As Lynx allegations fly, Communicate finds all’s fair in love and awards
Originally published in Communicate, April 2009
This year’s Lynx Awards and Dubai International Advertising Festival served up the sort of scandal, drama and intrigue that the industry – and Communicate – thrives on.
Fortune Promoseven swept the board, with the agency’s Doha office grabbing the title of Agency of the Year, and its Dubai headquarters coming in second.
This will be a weight off the shoulders of FP7 Dubai creative director Marc Lineveldt, who was brought to the company from Team Y&R Dubai to pump up its creativity. But as well as fame and fortune, the agency’s success will lead to the inevitable target practice. “If you win, you’re screwed,” observes one awards veteran. And it wasn’t long before the knives were drawn for FP7.
Fadi Yaish, the ex-Saatchi creative who Lineveldt brought in as creative director of FP7 Doha, is one of the most awarded admen around. His work for EA Games’ Medal of Honor won two Gold Lions at Cannes last year, as well as a Gold and a Grand Prix at last year’s Lynx. It went on, however, to trigger a controversy over whether EA Games had approved, or even known of the campaign.
Eventually FP7 kept its trophies, but this year there were more allegations. Yaish’s work for Samsung washing machines (which took Gold in the Print category) apparently touted an appliance not yet available in the region. There was skepticism over where ads for another Samsung product, a camera with an anti-blink feature, would have run in the conservative Middle East. One showed schoolboys fixated on a female photographer in saucy suspenders, another execution showed nuns transfixed by a point-and-shoot-wielding Christ. And FP7 Doha’s work for Nissan was removed from display, apparently after TBWA/Raad pointed out that the client was, in fact, one of theirs.
Ghost ads aside, alleged plagiarism was also prominent. Yaish’s work for Aramex, where one pair of hands puts an object into a box as another pair receive the contents from the open other end, was strikingly similar to DDB Brazil’s recent work for FedEx. And FP7 Dubai produced an ad for Kwik insect-killing spray, which won Silver in both the Print and Outdoor categories. It looked dangerously similar to a campaign for Selton by DDB Plezoteca in Uraguay. Amazing what coincidences creatives can dig up when their rivals win big.
Yaish is understandably defensive. “All the work that we produced this year has been approved with prior client permission and released in the media,” he tells Communicate (his full statement can be found below). “And some creatives do think of the same idea around the world. The evidence of that is at the Lynx this year, as well as a lot of other shows.”
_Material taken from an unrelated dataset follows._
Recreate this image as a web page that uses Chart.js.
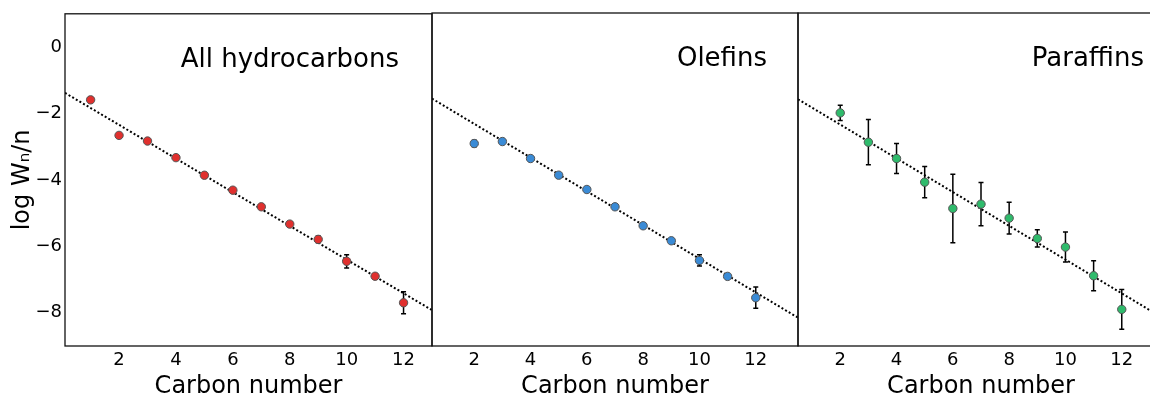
<!DOCTYPE html>
<html>
<head>
<meta charset="utf-8">
<script src="https://cdn.jsdelivr.net/npm/chart.js@4"></script>
<style>
  html, body { margin: 0; padding: 0; background: #fff; overflow: hidden; width: 1150px; height: 399px; }
  #wrap { position: relative; width: 1150px; height: 399px; overflow: hidden; }
  canvas { position: absolute; top: 0; }
</style>
</head>
<body>
<div id="wrap">
  <canvas id="allChart" width="442" height="399" style="left:0px"></canvas>
  <canvas id="olefinChart" width="386" height="399" style="left:422px"></canvas>
  <canvas id="paraffinChart" width="386" height="399" style="left:788px"></canvas>
</div>
<script>
// values
const xTicks = [2, 4, 6, 8, 10, 12];
const yTicks = [0, -2, -4, -6, -8];

const allN   = [1, 2, 3, 4, 5, 6, 7, 8, 9, 10, 11, 12];
const allLog = [-1.59, -2.66, -2.83, -3.33, -3.86, -4.31, -4.81, -5.33, -5.79, -6.45, -6.90, -7.70];
const allErr = [0.08, 0.04, 0.04, 0.04, 0.04, 0.04, 0.04, 0.05, 0.10, 0.20, 0.06, 0.33];
const allFitX = [0.1, 13];
const allFitY = [-1.38, -7.92];

const olefinN   = [2, 3, 4, 5, 6, 7, 8, 9, 10, 11, 12];
const olefinLog = [-2.92, -2.86, -3.37, -3.87, -4.30, -4.82, -5.39, -5.84, -6.43, -6.91, -7.55];
const olefinErr = [0.10, 0.05, 0.04, 0.04, 0.04, 0.04, 0.05, 0.05, 0.17, 0.08, 0.32];
const olefinFitX = [0.5, 13.5];
const olefinFitY = [-1.57, -8.15];

const paraffinN   = [2, 3, 4, 5, 6, 7, 8, 9, 10, 11, 12];
const paraffinLog = [-2.00, -2.88, -3.37, -4.08, -4.87, -4.74, -5.16, -5.77, -6.03, -6.89, -7.90];
const paraffinErr = [0.23, 0.68, 0.45, 0.47, 1.03, 0.65, 0.48, 0.26, 0.45, 0.45, 0.60];
const paraffinFitX = [0.5, 13.5];
const paraffinFitY = [-1.59, -8.18];

const FONT = "'DejaVu Sans', Verdana, sans-serif";

const minus = v => (v < 0 ? '\u2212' + Math.abs(v) : String(v));

// error bars + panel frame + panel name
const panelPlugin = {
    id: 'panelPlugin',
    beforeDatasetsDraw(chart, args, opts) {
        const { ctx, scales: { x, y } } = chart;
        ctx.save();
        ctx.strokeStyle = '#000';
        ctx.lineWidth = 1.5;
        opts.n.forEach((n, i) => {
            const px = x.getPixelForValue(n);
            const top = y.getPixelForValue(opts.vals[i] + opts.err[i]);
            const bot = y.getPixelForValue(opts.vals[i] - opts.err[i]);
            ctx.beginPath();
            ctx.moveTo(px, top); ctx.lineTo(px, bot);
            ctx.moveTo(px - 2.5, top); ctx.lineTo(px + 2.5, top);
            ctx.moveTo(px - 2.5, bot); ctx.lineTo(px + 2.5, bot);
            ctx.stroke();
        });
        ctx.restore();
    },
    afterDraw(chart, args, opts) {
        const { ctx, chartArea: a } = chart;
        ctx.save();
        ctx.strokeStyle = '#111';
        ctx.lineWidth = 1.3;
        ctx.strokeRect(a.left, a.top, a.right - a.left, a.bottom - a.top);
        ctx.fillStyle = '#000';
        ctx.font = '26px ' + FONT;
        ctx.textAlign = 'right';
        ctx.textBaseline = 'alphabetic';
        ctx.fillText(opts.label, a.right - opts.inset, a.top + 53);
        ctx.restore();
    }
};

function makePanel(id, n, vals, err, fitX, fitY, color, label, inset, xMin, xMax, showY) {
    return new Chart(document.getElementById(id), {
        type: 'scatter',
        data: {
            datasets: [
                {
                    data: n.map((v, i) => ({ x: v, y: vals[i] })),
                    backgroundColor: color,
                    borderColor: '#555',
                    pointBorderWidth: 1,
                    pointRadius: 4.2,
                    order: 0
                },
                {
                    data: fitX.map((v, i) => ({ x: v, y: fitY[i] })),
                    showLine: true,
                    pointRadius: 0,
                    borderColor: '#000',
                    borderWidth: 2,
                    borderDash: [2, 2.2],
                    order: 1
                }
            ]
        },
        options: {
            responsive: false,
            animation: false,
            events: [],
            layout: { padding: { top: 13, left: showY ? 0 : 10, right: 10, bottom: 0 } },
            plugins: {
                legend: { display: false },
                tooltip: { enabled: false },
                panelPlugin: { n: n, vals: vals, err: err, label: label, inset: inset }
            },
            scales: {
                x: {
                    type: 'linear',
                    min: xMin,
                    max: xMax,
                    afterBuildTicks: s => { s.ticks = xTicks.map(v => ({ value: v })); },
                    afterFit: s => { s.height = 53; },
                    grid: { display: false, drawTicks: false },
                    border: { display: false },
                    ticks: { color: '#000', padding: 4, font: { family: FONT, size: 18 }, maxRotation: 0 },
                    title: {
                        display: true,
                        text: 'Carbon number',
                        color: '#000',
                        font: { family: FONT, size: 24, lineHeight: 1 },
                        padding: { top: 0, bottom: 0 }
                    }
                },
                y: {
                    type: 'linear',
                    display: showY,
                    min: -9,
                    max: 1,
                    afterBuildTicks: s => { s.ticks = yTicks.map(v => ({ value: v })); },
                    afterFit: s => { s.width = showY ? 65 : 0; },
                    grid: { display: false, drawTicks: false },
                    border: { display: false },
                    ticks: { color: '#000', padding: 3, font: { family: FONT, size: 18 }, callback: minus },
                    title: {
                        display: true,
                        text: 'log W\u2099/n',
                        color: '#000',
                        font: { family: FONT, size: 24, lineHeight: 1 },
                        padding: { top: 11, bottom: 0 }
                    }
                }
            }
        },
        plugins: [panelPlugin]
    });
}

makePanel('allChart', allN, allLog, allErr, allFitX, allFitY, '#e0302e', 'All hydrocarbons', 33, 0.1, 13, true);
makePanel('olefinChart', olefinN, olefinLog, olefinErr, olefinFitX, olefinFitY, '#3a8bd6', 'Olefins', 31, 0.5, 13.5, false);
makePanel('paraffinChart', paraffinN, paraffinLog, paraffinErr, paraffinFitX, paraffinFitY, '#2fbb6c', 'Paraffins', 20, 0.5, 13.5, false);
</script>
</body>
</html>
He has a point; you don’t have to look too far to find ads that bear a striking similarity to one another. In the hall outside the Festival seminars, work entered for the Lynx was hung up for all to see. It included two campaigns, one by JWT Dubai and one by TBWA/Raad, for competing brands of sticky plaster. JWT’s effort for Johnson & Johnson’s Band-Aid showed a bloodied plaster being peeled off scar-less skin. TBWA’s work for Beiersdorf’s Hansaplast showed… a bloodied plaster being peeled off scar-less skin. TBWA won a Silver in Outdoor and a Bronze in Print. JWT’s version got nothing.
Even the Grand Prix winner from Leo Burnett was not free of controversy. During the Lynx Debate, on regional creativity, Leo Burnett Cairo’s executive creative director Mohamed Hamdalla revealed that not only was the campaign not commissioned by the client, Heinz, but it also took a lot of pushing to get the execution past them. So although it ran, it wasn’t exactly commissioned and executed under a client’s brief.
On top of all this, the Lynx was abuzz with talk of leaked results, spurious shortlists, stolen artwork, unawarded categories and more. There was backslapping, backstabbing and backbiting galore, and over the coming months Communicate expects allegations will be thrown around like confetti.
But doesn’t all this controversy and infighting hold the industry back? “Maybe that’s why the region has still to make a mark in the global advertising arena,” says Yaish. “Because for every single entity that tries to raise the bar, there are 10 who try to bring it down.”
He’s right, of course. If everyone could play nicely, who knows what we could achieve? But then, that wouldn’t be nearly as much fun.